O que o procurador-geral da Fazenda Nacional, Luís Inácio Lucena Adams, explicou ontem na sua sustentação oral foi que o mecanismo não tem nada a ver com desoneração de exportações que todos os países fazem, e que é a devolução ao exportador do imposto pago na cadeia produtiva. Leis de 1996 e 2002, a chamada Lei Kandir, dão ao exportador até o ICMS. A confusão entre tax rebate, ou seja desoneração de exportações, e o subsídio financeiro para o exportador foi feita deliberadamente na esperança de que esse tosco e arcaico incentivo continuasse vigorando.
Nos debates dos últimos dias, muitos defensores dos exportadores disseram que as empresas iriam quebrar se o incentivo não fosse mantido em vigor até 2002, porque os exportadores teriam deixado de pagar inúmeros impostos durante anos, na expectativa de que o incentivo estava em vigor. E agora teriam que pagar o atrasado de uma vez, no meio de uma crise econômica.
Não é verdade. As jornalistas do “Valor Econômico” Marta Watanabe e Zínia Baeta fizeram um levantamento mostrando que várias empresas já tinham posto em provisão em seus balanços o dinheiro para o pagamento do imposto caso perdessem.
Inúmeras empresas nem entraram na Justiça.
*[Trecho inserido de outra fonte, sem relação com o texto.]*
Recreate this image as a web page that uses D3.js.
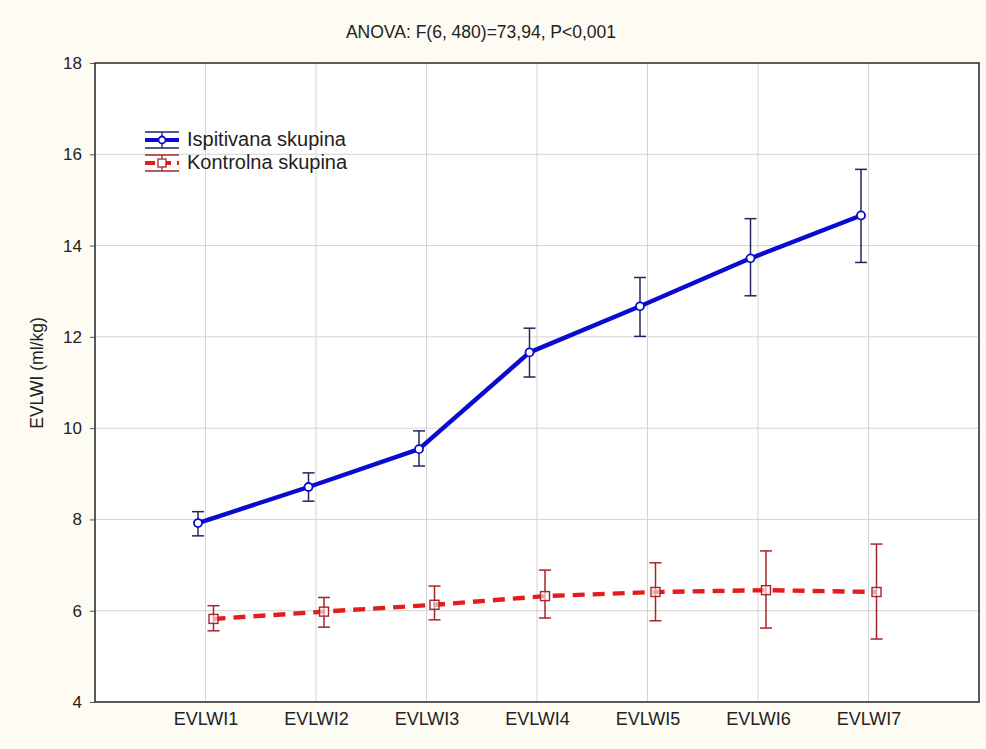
<!DOCTYPE html>
<html><head><meta charset="utf-8">
<script src="https://cdn.jsdelivr.net/npm/d3@7/dist/d3.min.js"></script>
<style>body{margin:0;background:#fdfbf2;}svg{display:block;font-family:"Liberation Sans",Arial,sans-serif;}</style>
</head><body>
<script>
const categories = ["EVLWI1","EVLWI2","EVLWI3","EVLWI4","EVLWI5","EVLWI6","EVLWI7"];
const yTicks = [4,6,8,10,12,14,16,18];
const ispMean = [7.92, 8.71, 9.54, 11.66, 12.67, 13.72, 14.66];
const ispHigh = [8.17, 9.02, 9.94, 12.19, 13.30, 14.59, 15.67];
const ispLow  = [7.64, 8.40, 9.17, 11.12, 12.01, 12.90, 13.63];
const konMean = [5.82, 5.98, 6.13, 6.32, 6.41, 6.45, 6.41];
const konHigh = [6.11, 6.29, 6.54, 6.89, 7.05, 7.31, 7.46];
const konLow  = [5.56, 5.64, 5.80, 5.84, 5.78, 5.62, 5.38];
const seriesNames = ["Ispitivana skupina","Kontrolna skupina"];
const titleText = "ANOVA: F(6, 480)=73,94, P<0,001";
const yLabel = "EVLWI (ml/kg)";

const W=986,H=749, L=95,R=979,T=63,B=702;
const FF="Liberation Sans, Arial, sans-serif";
const svg=d3.select("body").append("svg").attr("width",W).attr("height",H);
svg.append("rect").attr("width",W).attr("height",H).attr("fill","#fdfbf2");
svg.append("rect").attr("x",L).attr("y",T).attr("width",R-L).attr("height",B-T).attr("fill","#fff");

const x=d3.scalePoint().domain(categories).range([L,R]).padding(1);
const y=d3.scaleLinear().domain([4,18]).range([B,T]);

// grid
svg.append("g").selectAll("line").data(yTicks.filter(v=>v>4&&v<18)).join("line")
 .attr("x1",L).attr("x2",R).attr("y1",d=>y(d)).attr("y2",d=>y(d)).attr("stroke","#d4d4d4").attr("stroke-width",1);
svg.append("g").selectAll("line").data(categories).join("line")
 .attr("x1",d=>x(d)).attr("x2",d=>x(d)).attr("y1",T).attr("y2",B).attr("stroke","#d4d4d4").attr("stroke-width",1);

// axes
const yAxis=svg.append("g").attr("transform",`translate(${L},0)`).call(d3.axisLeft(y).tickValues(yTicks).tickSize(5).tickPadding(8));
const xAxis=svg.append("g").attr("transform",`translate(0,${B})`).call(d3.axisBottom(x).tickSize(0).tickPadding(10));
[yAxis,xAxis].forEach(a=>{a.select(".domain").remove();a.selectAll("text").attr("fill","#222").attr("font-family",FF);a.selectAll("line").attr("stroke","#555");});
yAxis.selectAll("text").attr("font-size",17);
xAxis.selectAll("text").attr("font-size",18);
svg.append("rect").attr("x",L).attr("y",T).attr("width",R-L).attr("height",B-T).attr("fill","none").attr("stroke","#333").attr("stroke-width",1.6);

svg.append("text").attr("x",481).attr("y",38).attr("text-anchor","middle").attr("font-size",17.5).attr("fill","#222").text(titleText);
svg.append("text").attr("transform","translate(43,373) rotate(-90)").attr("text-anchor","middle").attr("font-size",17.5).attr("fill","#222").text(yLabel);

const series=[
 {mean:ispMean,hi:ispHigh,lo:ispLow,off:-7.5,line:"#0a0ad0",err:"#23235e",dash:null,marker:"circle"},
 {mean:konMean,hi:konHigh,lo:konLow,off:8,line:"#e41c1c",err:"#a3262b",dash:"12,8",marker:"square"}
];
const cap=6;
series.forEach(s=>{
 const g=svg.append("g");
 const pts=categories.map((c,i)=>({x:x(c)+s.off,m:s.mean[i],h:s.hi[i],l:s.lo[i]}));
 g.append("path").datum(pts).attr("d",d3.line().x(d=>d.x).y(d=>y(d.m)))
  .attr("fill","none").attr("stroke",s.line).attr("stroke-width",4.4).attr("stroke-dasharray",s.dash).attr("stroke-linejoin","round");
 const e=g.append("g").attr("stroke",s.err).attr("stroke-width",1.5);
 e.selectAll(".v").data(pts).join("line").attr("x1",d=>d.x).attr("x2",d=>d.x).attr("y1",d=>y(d.h)).attr("y2",d=>y(d.l));
 e.selectAll(".t").data(pts).join("line").attr("x1",d=>d.x-cap).attr("x2",d=>d.x+cap).attr("y1",d=>y(d.h)).attr("y2",d=>y(d.h));
 e.selectAll(".b").data(pts).join("line").attr("x1",d=>d.x-cap).attr("x2",d=>d.x+cap).attr("y1",d=>y(d.l)).attr("y2",d=>y(d.l));
 if(s.marker==="circle"){
  g.selectAll("circle").data(pts).join("circle").attr("cx",d=>d.x).attr("cy",d=>y(d.m)).attr("r",4).attr("fill","#fff").attr("stroke",s.line).attr("stroke-width",1.8);
 } else {
  g.selectAll("rect").data(pts).join("rect").attr("x",d=>d.x-4.5).attr("y",d=>y(d.m)-4.5).attr("width",9).attr("height",9).attr("fill","#fff").attr("fill-opacity",0.6).attr("stroke",s.err).attr("stroke-width",1.4);
 }
});

// legend
const leg=[{y:140,ty:146,s:series[0]},{y:163,ty:169,s:series[1]}];
leg.forEach((d,i)=>{
 const g=svg.append("g");
 const x0=145,x1=179,xm=162;
 g.append("line").attr("x1",x0).attr("x2",x1).attr("y1",d.y-8).attr("y2",d.y-8).attr("stroke",d.s.err).attr("stroke-width",1.3);
 g.append("line").attr("x1",x0).attr("x2",x1).attr("y1",d.y+8).attr("y2",d.y+8).attr("stroke",d.s.err).attr("stroke-width",1.3);
 g.append("line").attr("x1",xm).attr("x2",xm).attr("y1",d.y-8).attr("y2",d.y+8).attr("stroke",d.s.err).attr("stroke-width",1.3);
 g.append("line").attr("x1",x0).attr("x2",x1).attr("y1",d.y).attr("y2",d.y).attr("stroke",d.s.line).attr("stroke-width",4).attr("stroke-dasharray",d.s.dash?"10,6":null);
 if(d.s.marker==="circle") g.append("circle").attr("cx",xm).attr("cy",d.y).attr("r",3.5).attr("fill","#fff").attr("stroke",d.s.line).attr("stroke-width",1.8);
 else g.append("rect").attr("x",xm-4).attr("y",d.y-4).attr("width",8).attr("height",8).attr("fill","#fff").attr("stroke",d.s.err).attr("stroke-width",1.3);
 g.append("text").attr("x",187).attr("y",d.ty).attr("font-size",20).attr("fill","#222").text(seriesNames[i]);
});
</script>
</body></html>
Várias entraram e não usaram o crédito.
Há situações variadas.
Conversei com o procuradorgeral Luís Adams, depois da decisão do Supremo, e ele disse que as empresas têm agora uma excelente oportunidade de renegociar todos esses débitos no novo Refis.
— Até novembro elas podem parcelar, ter o desconto de multas, para pagar os impostos devidos. As que provisionaram podem até ter lucro, porque usam o que foi provisionado (reservado no balanço), e vão pagar parceladamente.
O assunto havia chegado ao Congresso, e lá o lobby exportador conquistou aliados entre a base governista e a oposição. Foi pendurado um contrabando na MP que tratava do projeto Minha Casa Minha Vida para garantir que o incentivo vigorou até 2002. O projeto foi para a sanção presidencial. O presidente Lula escapou de ter que entrar em contradição, vetando o que sua base apoiara, ou aprovar um esqueleto que a Fazenda dizia poder chegar a R$ 288 bi.
O que mais me espantou neste caso foi o batalhão de defensores que os exportadores conseguiram mobilizar para defender um subsídio que, se estivesse em vigor, o Brasil enfrentaria imediatamente retaliação da Organização Mundial do Comércio (OMC), porque ele já era condenado na década de 1980. Para defender sobretudo o indefensável porque era uma forma explícita de transferência de renda para as grandes empresas.
Só dez empresas teriam créditos que chegavam a R$ 3,5 bilhões.
No julgamento, o Supremo não se deixou desviar por nenhum dos muitos sofismas criados durante toda a longa discussão desse processo e decidiu a favor dos interesses difusos, daqueles que não se organizam, que não contratam escritórios famosos nem grandes consultorias.
Decidiu a favor do erário, num caso em que o erário estava coberto de razão. O voto do relator foi direto ao ponto. Os outros ministros acompanharam o relator. Encerrouse a questão.